A judge in California has blocked the Commerce Department’s ban on new downloads of China-based messaging app WeChat, Reuters reported Sunday. US Magistrate Judge Laurel Beeler said in her order that WeChat users showed “serious questions going to the merits of the First Amendment claim, the balance of hardships tips in the plaintiffs’ favor.”
On Friday, the Commerce Department outlined how the bans on WeChat and TikTok that President Trump had been threatening for months would work: Beginning today at midnight, US users would not be able to download the apps from Apple and Google’s app stores. A tentative agreement appeared to be reached Saturday for a new TikTok entity, TikTok Global, part of a partnership with Oracle and Walmart, so the Commerce Department postponed the TikTok ban until September 27th. “I have given the deal my blessing,” the president said.

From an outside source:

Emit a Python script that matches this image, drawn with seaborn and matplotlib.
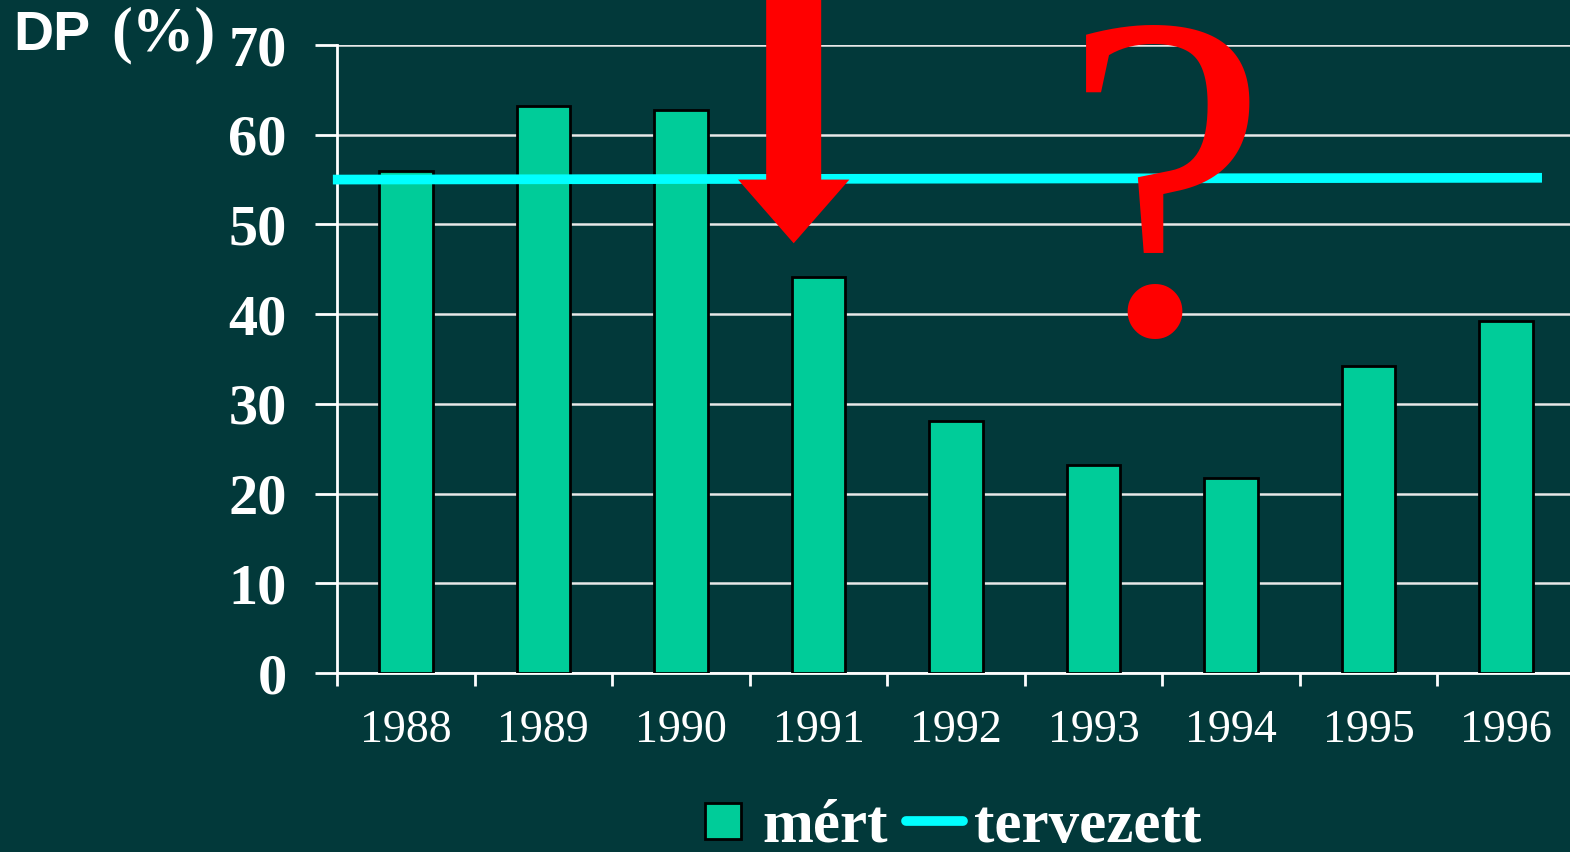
import matplotlib
matplotlib.use("Agg")
import matplotlib.pyplot as plt
import seaborn as sns
import pandas as pd
import numpy as np
from matplotlib.patches import FancyArrow
from matplotlib.lines import Line2D

# data
years = ['1988', '1989', '1990', '1991', '1992', '1993', '1994', '1995', '1996']
mert = [55.9, 63.2, 62.7, 44.1, 28.1, 23.2, 21.7, 34.2, 39.2]
terv_x = [-0.53, 8.26]
terv_y = [55.0, 55.2]
yticks = [0, 10, 20, 30, 40, 50, 60, 70]

bg = '#02393A'
bar_col = '#00CC99'
line_col = '#00FFFF'

sns.set_theme(style="ticks")
plt.rcParams['font.family'] = ['Liberation Serif', 'DejaVu Serif']

df = pd.DataFrame({'year': years, 'mert': mert})

fig = plt.figure(figsize=(15.7, 8.52), dpi=100, facecolor=bg)
ax = fig.add_axes([337/1570, 179/852, 1238/1570, 628/852])
ax.set_facecolor(bg)

sns.barplot(data=df, x='year', y='mert', color=bar_col, width=0.39,
            edgecolor='black', linewidth=2, saturation=1, ax=ax, zorder=3)

ax.plot(terv_x, terv_y, color=line_col, lw=7, zorder=4, clip_on=False,
        solid_capstyle='butt')

ax.set_ylim(0, 70)
ax.set_xlim(-0.5, 8.5)
ax.set_yticks(yticks)
ax.yaxis.grid(True, color='#E8E8E8', lw=1.8, zorder=1)
ax.set_axisbelow(True)

ax.set_xlabel('')
ax.set_ylabel('')
for s in ['top', 'right']:
    ax.spines[s].set_visible(False)
for s in ['left', 'bottom']:
    ax.spines[s].set_color('white')
    ax.spines[s].set_linewidth(2)

ax.tick_params(axis='y', colors='white', length=16, width=2, pad=20, labelsize=42)
for lab in ax.get_yticklabels():
    lab.set_fontweight('bold')
ax.tick_params(axis='x', which='major', length=0, pad=26, labelsize=33, labelcolor='white')
ax.set_xticks(np.arange(-0.5, 9.0, 1.0), minor=True)
ax.tick_params(axis='x', which='minor', length=9, width=2, color='white')

# red arrow pointing down at 1991
arr = FancyArrow(2.82, 76, 0, -28.1, width=0.40, head_width=0.81,
                 head_length=7.1, length_includes_head=True,
                 color='red', lw=0, zorder=6, clip_on=False)
ax.add_patch(arr)

# big red question mark
ax.text(5.52, 38.0, '?', color='red', fontsize=335, ha='center',
        va='baseline', family='Liberation Serif', zorder=6, clip_on=False)

# axis title
fig.text(13/1570, 1 - 50/852, 'DP', color='white', fontsize=40,
         fontweight='bold', family='Liberation Sans', va='baseline')
fig.text(111/1570, 1 - 50/852, '(%)', color='white', fontsize=45,
         fontweight='bold', va='baseline')

handles = [Line2D([], [], marker='s', markersize=26, markerfacecolor=bar_col,
                  markeredgecolor='black', markeredgewidth=2, linestyle='none'),
           Line2D([0], [0], color=line_col, lw=7)]
leg = fig.legend(handles, ['mért', 'tervezett'], loc='center',
                 bbox_to_anchor=(948/1570, 1 - 827/852), ncol=2, frameon=False,
                 prop={'size': 44, 'weight': 'bold'}, handlelength=0.93,
                 handletextpad=0.18, columnspacing=0.3)
for t in leg.get_texts():
    t.set_color('white')

fig.savefig('out.png', dpi=100, facecolor=bg)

A group of WeChat users calling themselves the WeChat Alliance, filed a lawsuit last month, arguing that the ban would violate users’ due process and free speech rights. The lawsuit noted that the ban potentially targeted Chinese-Americans, since WeChat is “the primary app Chinese-speakers in the U.S. use to participate in social life by connecting with loved ones, sharing special moments, arguing ideas, receiving up-to-the minute news, and participating in political discussions and advocacy.” The WeChat Alliance is not affiliated with the company in any official capacity.
Beeler’s preliminary injunction also blocked the Commerce Department order that would have banned US transactions on WeChat. And, while the US government has identified “significant” threats to national security, there is “scant little evidence that its effective ban of WeChat for all US users addresses those concerns,” Beeler wrote.
The Commerce Department did not immediately comment Sunday.